Copy the lines below as they are; omit the images they contain.

┏━━

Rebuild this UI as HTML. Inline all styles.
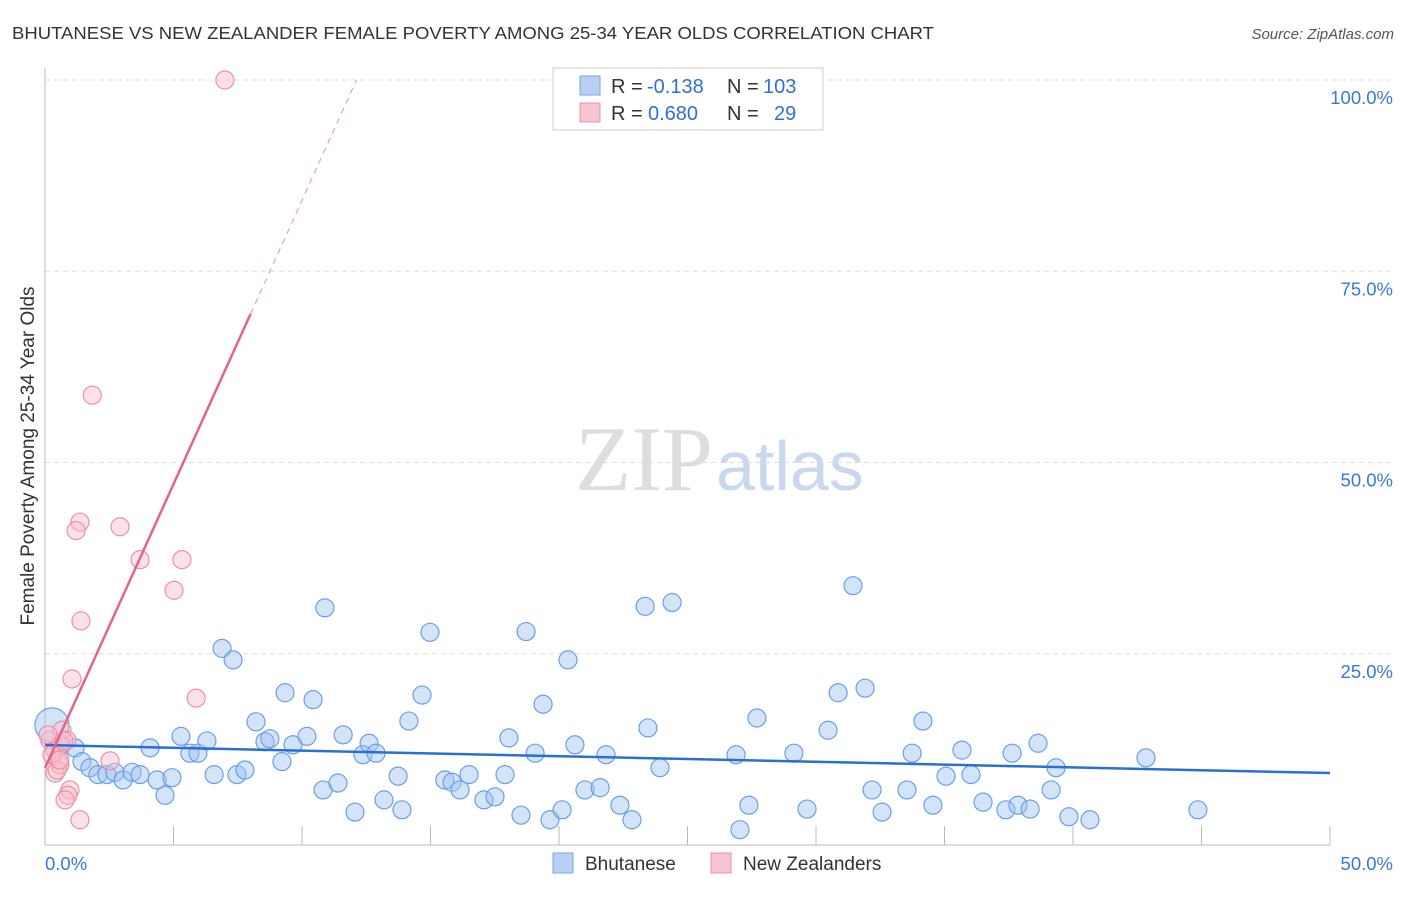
<!DOCTYPE html>
<html><head><meta charset="utf-8"><style>
body{margin:0;background:#fff;font-family:"Liberation Sans",sans-serif;}
svg text{font-family:"Liberation Sans",sans-serif;}
</style></head><body>
<svg width="1406" height="892" id="chart">
<text x="12" y="39" font-size="17.5" fill="#333" textLength="922" lengthAdjust="spacingAndGlyphs">BHUTANESE VS NEW ZEALANDER FEMALE POVERTY AMONG 25-34 YEAR OLDS CORRELATION CHART</text>
<text x="1394" y="39" font-size="15" fill="#555" font-style="italic" text-anchor="end">Source: ZipAtlas.com</text>
<text x="713" y="490" font-size="92" fill="#ddd" text-anchor="end" style="font-family:'Liberation Serif',serif">ZIP</text>
<text x="716" y="490" font-size="70" fill="#c8d8f0">atlas</text>
<g id="grid"></g>
<line x1="45" y1="68" x2="45" y2="845" stroke="#bbb"/>
<line x1="45" y1="845" x2="1330" y2="845" stroke="#bbb"/>
<text x="34" y="456" font-size="19" fill="#333" text-anchor="middle" transform="rotate(-90 34 456)">Female Poverty Among 25-34 Year Olds</text>
<g id="pts"></g>
<g id="lines"></g>
<g>
<rect x="553" y="68" width="270" height="62" fill="#fff" stroke="#ccc"/>
<rect x="580" y="76" width="20" height="19" fill="#b8d0f4" stroke="#7aa4e0"/>
<rect x="580" y="103" width="20" height="19" fill="#f8c4d2" stroke="#e890a8"/>
<text x="611" y="93" font-size="20" fill="#333">R =</text>
<text x="647" y="93" font-size="20" fill="#2f6fd8">-0.138</text>
<text x="727" y="93" font-size="20" fill="#333">N =</text>
<text x="763" y="93" font-size="20" fill="#2f6fd8">103</text>
<text x="611" y="120" font-size="20" fill="#333">R =</text>
<text x="648" y="120" font-size="20" fill="#2f6fd8">0.680</text>
<text x="727" y="120" font-size="20" fill="#333">N =</text>
<text x="774" y="120" font-size="20" fill="#2f6fd8">29</text>
</g>
<g>
<rect x="553" y="853" width="20" height="20" fill="#b8d0f4" stroke="#7aa4e0"/>
<text x="585" y="870" font-size="19" fill="#333">Bhutanese</text>
<rect x="711" y="853" width="20" height="20" fill="#f8c4d2" stroke="#e890a8"/>
<text x="743" y="870" font-size="19" fill="#333">New Zealanders</text>
</g>
</svg>
<script>
const yTicks=[25,50,75,100];
const xTickLabels=["0.0%","50.0%"];
const blueX=[0.27,0.66,1.17,1.44,1.75,2.06,2.41,2.72,3.04,3.39,3.70,4.09,4.36,4.67,4.94,5.29,5.64,5.95,6.30,6.58,6.89,7.32,7.47,7.78,8.21,8.56,8.75,9.22,9.34,9.65,10.19,10.43,10.82,10.89,11.40,11.60,12.06,12.37,12.61,12.88,13.19,13.74,13.89,14.16,14.67,14.98,15.56,15.84,16.15,16.50,17.08,17.51,17.90,18.05,18.52,18.72,19.07,19.38,19.65,20.12,20.35,20.62,21.01,21.60,21.83,22.37,22.84,23.35,23.46,23.93,24.40,26.89,27.04,27.39,27.70,29.14,29.65,30.47,30.86,31.44,31.91,32.18,32.57,33.54,33.74,34.16,34.55,35.06,35.68,36.03,36.50,37.39,37.63,37.86,38.33,38.64,39.15,39.34,39.84,40.66,42.84,44.86];
const blueY=[15.7,13.1,12.7,10.9,10.1,9.2,9.2,9.5,8.5,9.5,9.2,12.7,8.5,6.5,8.8,14.2,12.0,12.0,13.6,9.2,25.7,24.2,9.2,9.8,16.1,13.5,13.9,10.9,19.9,13.1,14.2,19.0,7.2,31.0,8.1,14.4,4.3,11.8,13.3,12.0,5.9,9.0,4.6,16.2,19.6,27.8,8.5,8.2,7.2,9.2,5.9,6.3,9.2,14.0,3.9,27.9,12.0,18.4,3.3,4.6,24.2,13.1,7.2,7.5,11.8,5.2,3.3,31.2,15.3,10.1,31.7,11.8,2.0,5.2,16.6,12.0,4.7,15.0,19.9,33.9,20.5,7.2,4.3,7.2,12.0,16.2,5.2,9.0,12.4,9.2,5.6,4.6,12.0,5.2,4.7,13.3,7.2,10.1,3.7,3.3,11.4,4.6];
const pinkX=[7.00,1.84,1.36,2.92,1.21,3.70,5.33,5.02,1.40,1.05,5.88,2.53,0.19,0.39,0.58,0.66,0.86,0.51,0.39,0.58,0.97,0.89,0.78,1.36,0.12,0.27,0.47,0.74,0.58];
const pinkY=[100,58.8,42.2,41.6,41.1,37.3,37.3,33.3,29.3,21.7,19.2,11.0,13.7,12.4,13.1,15.0,13.7,11.1,9.4,10.5,7.2,6.5,5.9,3.3,14.4,11.8,9.8,13.6,11.1];
const blueFit=[13.07,-0.0732];
const pinkFit=[10.07,7.42];
const X=v=>45+v*25.7, Y=v=>845-v*7.65;
const NS="http://www.w3.org/2000/svg";
function mk(t,a,p){const e=document.createElementNS(NS,t);for(const k in a)e.setAttribute(k,a[k]);p.appendChild(e);return e;}
const grid=document.getElementById('grid');
yTicks.forEach(t=>{
 const l=mk('line',{x1:45,x2:1395,y1:Y(t),y2:Y(t),stroke:'#ddd','stroke-dasharray':'5,4'},grid);
 
 
 const tx=mk('text',{x:1393,y:Y(t)+24,'font-size':18.5,fill:'#3a78d8','text-anchor':'end'},grid);
 tx.textContent=t.toFixed(1)+'%';
 
 
});
for(let i=1;i<=10;i++){
 const l=mk('line',{x1:45+i*128.5,x2:45+i*128.5,y1:826,y2:845,stroke:'#bbb'},grid);
 
 
}
xTickLabels.forEach((s,i)=>{
 const tx=mk('text',{x:i?1393:45,y:870,'font-size':18.5,fill:'#3a78d8','text-anchor':i?'end':'start'},grid);
 tx.textContent=s;
 
 
});
const pts=document.getElementById('pts');
blueX.forEach((x,i)=>{
 const c=mk('circle',{cx:X(x),cy:Y(blueY[i]),r:i==0?17:9,fill:'rgba(160,195,240,0.45)',stroke:'#6a9fe6','stroke-width':1.2},pts);
 
 
});
pinkX.forEach((x,i)=>{
 const c=mk('circle',{cx:X(x),cy:Y(pinkY[i]),r:9,fill:'rgba(248,190,205,0.45)',stroke:'#ec8fa8','stroke-width':1.2},pts);
 
 
});
const lines=document.getElementById('lines');
const bl=mk('line',{x1:X(0),y1:Y(blueFit[0]),x2:X(50),y2:Y(blueFit[0]+50*blueFit[1]),stroke:'#2a6fd6','stroke-width':2.5},lines);


const xs=8.0, xe=(100-pinkFit[0])/pinkFit[1];
const pl=mk('line',{x1:X(0),y1:Y(pinkFit[0]),x2:X(xs),y2:Y(pinkFit[0]+xs*pinkFit[1]),stroke:'#e4638e','stroke-width':2.5},lines);


const pd=mk('line',{x1:X(xs),y1:Y(pinkFit[0]+xs*pinkFit[1]),x2:X(xe),y2:Y(100),stroke:'#eaa0b8','stroke-width':1.2,'stroke-dasharray':'6,5'},lines);


</script>
</body></html>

┗━━

== Full solution ==
Rebuild this UI as HTML. Inline all styles.
<!DOCTYPE html>
<html><head><meta charset="utf-8"><style>
body{margin:0;background:#fff;font-family:"Liberation Sans",sans-serif;}
svg text{font-family:"Liberation Sans",sans-serif;}
</style></head><body>
<svg width="1406" height="892" id="chart">
<text x="12" y="39" font-size="17.5" fill="#333" textLength="922" lengthAdjust="spacingAndGlyphs">BHUTANESE VS NEW ZEALANDER FEMALE POVERTY AMONG 25-34 YEAR OLDS CORRELATION CHART</text>
<text x="1394" y="39" font-size="15" fill="#555" font-style="italic" text-anchor="end">Source: ZipAtlas.com</text>
<text x="713" y="490" font-size="92" fill="#ddd" text-anchor="end" style="font-family:'Liberation Serif',serif">ZIP</text>
<text x="716" y="490" font-size="70" fill="#c8d8f0">atlas</text>
<g id="grid"></g>
<line x1="45" y1="68" x2="45" y2="845" stroke="#bbb"/>
<line x1="45" y1="845" x2="1330" y2="845" stroke="#bbb"/>
<text x="34" y="456" font-size="19" fill="#333" text-anchor="middle" transform="rotate(-90 34 456)">Female Poverty Among 25-34 Year Olds</text>
<g id="pts"></g>
<g id="lines"></g>
<g>
<rect x="553" y="68" width="270" height="62" fill="#fff" stroke="#ccc"/>
<rect x="580" y="76" width="20" height="19" fill="#b8d0f4" stroke="#7aa4e0"/>
<rect x="580" y="103" width="20" height="19" fill="#f8c4d2" stroke="#e890a8"/>
<text x="611" y="93" font-size="20" fill="#333">R =</text>
<text x="647" y="93" font-size="20" fill="#2f6fd8">-0.138</text>
<text x="727" y="93" font-size="20" fill="#333">N =</text>
<text x="763" y="93" font-size="20" fill="#2f6fd8">103</text>
<text x="611" y="120" font-size="20" fill="#333">R =</text>
<text x="648" y="120" font-size="20" fill="#2f6fd8">0.680</text>
<text x="727" y="120" font-size="20" fill="#333">N =</text>
<text x="774" y="120" font-size="20" fill="#2f6fd8">29</text>
</g>
<g>
<rect x="553" y="853" width="20" height="20" fill="#b8d0f4" stroke="#7aa4e0"/>
<text x="585" y="870" font-size="19" fill="#333">Bhutanese</text>
<rect x="711" y="853" width="20" height="20" fill="#f8c4d2" stroke="#e890a8"/>
<text x="743" y="870" font-size="19" fill="#333">New Zealanders</text>
</g>
</svg>
<script>
const yTicks=[25,50,75,100];
const xTickLabels=["0.0%","50.0%"];
const blueX=[0.27,0.66,1.17,1.44,1.75,2.06,2.41,2.72,3.04,3.39,3.70,4.09,4.36,4.67,4.94,5.29,5.64,5.95,6.30,6.58,6.89,7.32,7.47,7.78,8.21,8.56,8.75,9.22,9.34,9.65,10.19,10.43,10.82,10.89,11.40,11.60,12.06,12.37,12.61,12.88,13.19,13.74,13.89,14.16,14.67,14.98,15.56,15.84,16.15,16.50,17.08,17.51,17.90,18.05,18.52,18.72,19.07,19.38,19.65,20.12,20.35,20.62,21.01,21.60,21.83,22.37,22.84,23.35,23.46,23.93,24.40,26.89,27.04,27.39,27.70,29.14,29.65,30.47,30.86,31.44,31.91,32.18,32.57,33.54,33.74,34.16,34.55,35.06,35.68,36.03,36.50,37.39,37.63,37.86,38.33,38.64,39.15,39.34,39.84,40.66,42.84,44.86];
const blueY=[15.7,13.1,12.7,10.9,10.1,9.2,9.2,9.5,8.5,9.5,9.2,12.7,8.5,6.5,8.8,14.2,12.0,12.0,13.6,9.2,25.7,24.2,9.2,9.8,16.1,13.5,13.9,10.9,19.9,13.1,14.2,19.0,7.2,31.0,8.1,14.4,4.3,11.8,13.3,12.0,5.9,9.0,4.6,16.2,19.6,27.8,8.5,8.2,7.2,9.2,5.9,6.3,9.2,14.0,3.9,27.9,12.0,18.4,3.3,4.6,24.2,13.1,7.2,7.5,11.8,5.2,3.3,31.2,15.3,10.1,31.7,11.8,2.0,5.2,16.6,12.0,4.7,15.0,19.9,33.9,20.5,7.2,4.3,7.2,12.0,16.2,5.2,9.0,12.4,9.2,5.6,4.6,12.0,5.2,4.7,13.3,7.2,10.1,3.7,3.3,11.4,4.6];
const pinkX=[7.00,1.84,1.36,2.92,1.21,3.70,5.33,5.02,1.40,1.05,5.88,2.53,0.19,0.39,0.58,0.66,0.86,0.51,0.39,0.58,0.97,0.89,0.78,1.36,0.12,0.27,0.47,0.74,0.58];
const pinkY=[100,58.8,42.2,41.6,41.1,37.3,37.3,33.3,29.3,21.7,19.2,11.0,13.7,12.4,13.1,15.0,13.7,11.1,9.4,10.5,7.2,6.5,5.9,3.3,14.4,11.8,9.8,13.6,11.1];
const blueFit=[13.07,-0.0732];
const pinkFit=[10.07,7.42];
const X=v=>45+v*25.7, Y=v=>845-v*7.65;
const NS="http://www.w3.org/2000/svg";
function mk(t,a,p){const e=document.createElementNS(NS,t);for(const k in a)e.setAttribute(k,a[k]);p.appendChild(e);return e;}
const grid=document.getElementById('grid');
yTicks.forEach(t=>{
 const l=mk('line',{x1:45,x2:1395,y1:Y(t),y2:Y(t),stroke:'#ddd','stroke-dasharray':'5,4'},grid);
 
 
 const tx=mk('text',{x:1393,y:Y(t)+24,'font-size':18.5,fill:'#3a78d8','text-anchor':'end'},grid);
 tx.textContent=t.toFixed(1)+'%';
 
 
});
for(let i=1;i<=10;i++){
 const l=mk('line',{x1:45+i*128.5,x2:45+i*128.5,y1:826,y2:845,stroke:'#bbb'},grid);
 
 
}
xTickLabels.forEach((s,i)=>{
 const tx=mk('text',{x:i?1393:45,y:870,'font-size':18.5,fill:'#3a78d8','text-anchor':i?'end':'start'},grid);
 tx.textContent=s;
 
 
});
const pts=document.getElementById('pts');
blueX.forEach((x,i)=>{
 const c=mk('circle',{cx:X(x),cy:Y(blueY[i]),r:i==0?17:9,fill:'rgba(160,195,240,0.45)',stroke:'#6a9fe6','stroke-width':1.2},pts);
 
 
});
pinkX.forEach((x,i)=>{
 const c=mk('circle',{cx:X(x),cy:Y(pinkY[i]),r:9,fill:'rgba(248,190,205,0.45)',stroke:'#ec8fa8','stroke-width':1.2},pts);
 
 
});
const lines=document.getElementById('lines');
const bl=mk('line',{x1:X(0),y1:Y(blueFit[0]),x2:X(50),y2:Y(blueFit[0]+50*blueFit[1]),stroke:'#2a6fd6','stroke-width':2.5},lines);


const xs=8.0, xe=(100-pinkFit[0])/pinkFit[1];
const pl=mk('line',{x1:X(0),y1:Y(pinkFit[0]),x2:X(xs),y2:Y(pinkFit[0]+xs*pinkFit[1]),stroke:'#e4638e','stroke-width':2.5},lines);


const pd=mk('line',{x1:X(xs),y1:Y(pinkFit[0]+xs*pinkFit[1]),x2:X(xe),y2:Y(100),stroke:'#eaa0b8','stroke-width':1.2,'stroke-dasharray':'6,5'},lines);


</script>
</body></html>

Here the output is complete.